DATASET CONTENT |
————————
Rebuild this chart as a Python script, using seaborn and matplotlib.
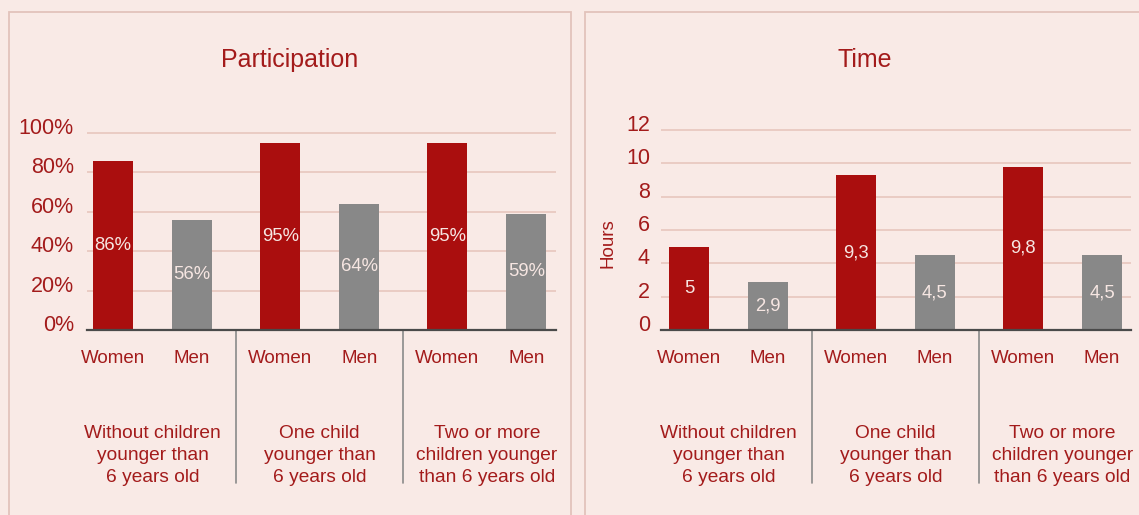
import matplotlib
matplotlib.use("Agg")
import matplotlib.pyplot as plt
import matplotlib.transforms as mtransforms
from matplotlib.patches import Rectangle
import pandas as pd
import seaborn as sns

# ---- data ----
groups = ["none", "one", "two_plus"]
group_labels = [
    "Without children\nyounger than\n6 years old",
    "One child\nyounger than\n6 years old",
    "Two or more\nchildren younger\nthan 6 years old",
]
sexes = ["Women", "Men"]
participation_women = [86, 95, 95]
participation_men = [56, 64, 59]
time_women = [5, 9.3, 9.8]
time_men = [2.9, 4.5, 4.5]
participation_ticks = [0, 20, 40, 60, 80, 100]
participation_ticklabels = ["0%", "20%", "40%", "60%", "80%", "100%"]
time_ticks = [0, 2, 4, 6, 8, 10, 12]

# ---- style ----
BG = "#F9EAE6"
RED = "#AA0E0E"
GREY = "#888888"
TXT = "#A31B1B"
GRID = "#E8C6BE"
LABEL = "#F6E6E2"
BORDER = "#E2C3BB"

sns.set_theme(style="white")
plt.rcParams["font.family"] = ["Liberation Sans", "DejaVu Sans"]

W, H = 1139, 515
fig = plt.figure(figsize=(W / 100, H / 100), dpi=100, facecolor=BG)

# panel frames
for x0, x1 in [(9, 571), (585, 1150)]:
    fig.patches.append(Rectangle((x0 / W, -0.05), (x1 - x0) / W, (H - 12) / H + 0.05,
                                 transform=fig.transFigure, facecolor="none",
                                 edgecolor=BORDER, linewidth=1.3))


def long_frame(women, men):
    rows = []
    for g, w, m in zip(groups, women, men):
        rows.append({"group": g, "sex": "Women", "value": w})
        rows.append({"group": g, "sex": "Men", "value": m})
    return pd.DataFrame(rows)


def panel(rect, df, ymax, ticks, ticklabels, title, label_fmt, title_x, xlim, ypad):
    ax = fig.add_axes(rect)
    ax.set_facecolor("none")
    sns.barplot(data=df, x="group", y="value", hue="sex", order=groups,
                hue_order=sexes, palette={"Women": RED, "Men": GREY},
                width=0.946, gap=0.49, saturation=1, linewidth=0,
                legend=False, ax=ax)
    ax.set_ylim(0, ymax)
    ax.set_xlim(*xlim)
    ax.yaxis.grid(True, color=GRID, linewidth=1.2)
    ax.set_axisbelow(True)
    for s in ["left", "right", "top"]:
        ax.spines[s].set_visible(False)
    ax.spines["bottom"].set_color("#4A4A4A")
    ax.spines["bottom"].set_linewidth(1.6)
    ax.spines["bottom"].set_zorder(5)
    ax.tick_params(axis="y", length=0, pad=ypad)
    ax.tick_params(axis="x", length=0, pad=14.5)

    off = 0.946 / 4
    xt, xl = [], []
    for i in range(len(groups)):
        xt += [i - off, i + off]
        xl += sexes
    ax.set_xticks(xt)
    ax.set_xticklabels(xl, fontsize=13.5, color=TXT)
    ax.set_yticks(ticks)
    ax.set_yticklabels(ticklabels, fontsize=15.5, color=TXT)
    # tick numbers sit a little above their gridlines
    lift = mtransforms.ScaledTranslation(0, 7 / 100, fig.dpi_scale_trans)
    for lab in ax.get_yticklabels():
        lab.set_transform(lab.get_transform() + lift)
    ax.set_xlabel("")
    ax.set_ylabel("")

    for cont, vals in zip(ax.containers, [df[df.sex == s].value.tolist() for s in sexes]):
        ax.bar_label(cont, labels=[label_fmt(v) for v in vals], label_type="center",
                     color=LABEL, fontsize=13.3)

    # group separators and captions below the axis
    ax_h_px = rect[3] * H
    trans = mtransforms.blended_transform_factory(ax.transData, ax.transAxes)
    for i in range(len(groups) - 1):
        ax.plot([i + 0.5, i + 0.5], [0, -153 / ax_h_px], transform=trans,
                color="#8A8A8A", linewidth=1.2, clip_on=False)
    for i, lab in enumerate(group_labels):
        ax.annotate(lab, xy=(i, 0), xycoords=trans, xytext=(0, -95),
                    textcoords="offset pixels", ha="center", va="top",
                    fontsize=13.8, color=TXT, linespacing=1.38)

    fig.text(title_x / W, 1 - 60 / H, title, ha="center", va="center",
             fontsize=18, color=TXT)
    return ax


base = (H - 330) / H
part_df = long_frame(participation_women, participation_men)
panel([87 / W, base, (556 - 87) / W, 197 * 1.02 / H], part_df, 102,
      participation_ticks, participation_ticklabels, "Participation",
      lambda v: f"{v:g}%", 290, (-0.393, 2.414), ypad=9.5)

time_df = long_frame(time_women, time_men)
panel([661 / W, base, (1131 - 661) / W, 200 * 12.2 / 12 / H], time_df, 12.2,
      time_ticks, [str(t) for t in time_ticks], "Time",
      lambda v: f"{v:g}".replace(".", ","), 865, (-0.404, 2.41), ypad=8)

fig.text(608 / W, 1 - 243 / H, "Hours", rotation=90, ha="center", va="center",
         fontsize=13.5, color=TXT)

fig.savefig("out.png", dpi=100, facecolor=BG)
————————
EXERCISE |
Reproduce the material above from its first line through the line containing "time_ticks = [0, 2, 4, 6, 8, 10, 12]", both ends included, and skip every picture.

ANSWER TO THIS PROBLEM |
Rebuild this chart as a Python script, using seaborn and matplotlib.
import matplotlib
matplotlib.use("Agg")
import matplotlib.pyplot as plt
import matplotlib.transforms as mtransforms
from matplotlib.patches import Rectangle
import pandas as pd
import seaborn as sns

# ---- data ----
groups = ["none", "one", "two_plus"]
group_labels = [
    "Without children\nyounger than\n6 years old",
    "One child\nyounger than\n6 years old",
    "Two or more\nchildren younger\nthan 6 years old",
]
sexes = ["Women", "Men"]
participation_women = [86, 95, 95]
participation_men = [56, 64, 59]
time_women = [5, 9.3, 9.8]
time_men = [2.9, 4.5, 4.5]
participation_ticks = [0, 20, 40, 60, 80, 100]
participation_ticklabels = ["0%", "20%", "40%", "60%", "80%", "100%"]
time_ticks = [0, 2, 4, 6, 8, 10, 12]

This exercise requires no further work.